Democrats on the Senate Foreign Relations Committee have released a highly critical report of U.S. efforts to prop up the Afghan government.
“We need to take a closer look at how we are spending money in Afghanistan and the impact it is having on the Afghan state,” the report, prepared by majority staff on the panel, states.
The report suggests the U.S. has mistakenly inflated salaries for workers at foreign embassies, creating a “culture of aid dependency” in the country that gets more foreign aid than any other, including Iraq.
The U.S. spends about $320 million per month on foreign aid in Afghanistan and has spent a total of roughly $18 billion over 10 years. Most of that money has been spent on stabilization programs in Afghanistan’s south and east, but the report says evidence is scarce that the programs have promoted stability in those restive areas.
“Our strategy assumes that short-term aid promotes stability in counterinsurgency operations and ‘wins hearts and minds,' " it states. “The evidence from Afghanistan supporting these assumptions is limited. More analysis is needed before the United States continues investing significant sums of money in conflict zones in the name of stability.”

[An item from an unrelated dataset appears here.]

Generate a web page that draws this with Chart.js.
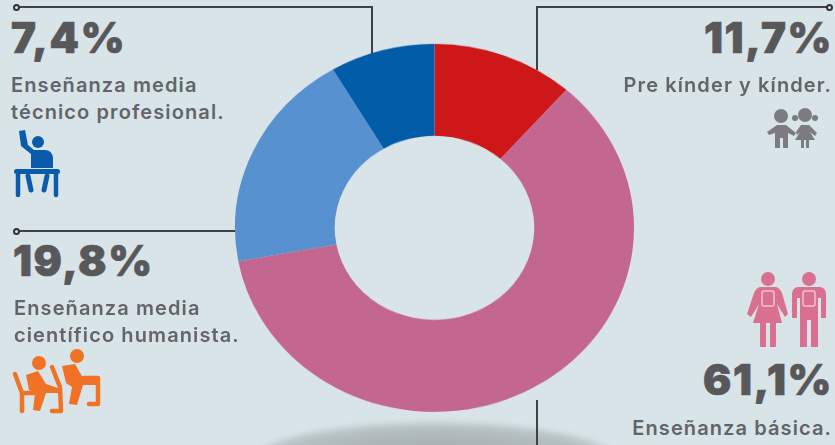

The report comes at a critical time for U.S. policy toward Afghanistan.
President Obama plans to begin withdrawing troops from the country this year amid fatigue in Congress and the public with the war, but some officials, including outgoing Secretary of Defense Robert Gates, have been outspoken about the risks of withdrawing too many troops too soon.
Politically, the drive to leave Afghanistan appears to have increased since the successful mission to kill Osama bin Laden, the man behind the Sept. 11, 2001, attacks on New York City and the Pentagon that led to the U.S. invasion of Afghanistan.
The committee on Wednesday will hold a confirmation hearing for Ryan Crocker, whom Obama has nominated to serve as ambassador to Afghanistan.
The report suggests that the U.S. consider a multiyear civilian assistance strategy for Afghanistan and that the U.S. re-evaluate the performance of stabilization programs in the country.
Its third recommendation is for the U.S. to focus on sustainability, as it warns that donors should not implement programs in Afghanistan if they cannot be sustained.
“We should focus on a simple rule: Donors should not implement projects if Afghans cannot sustain them,” the report said. “A sustainability strategy would consolidate our programs, increase on-budget aid, streamline our rules and controls, and pursue a limited number of high-impact programs that do not require complex procurement or infrastructure.”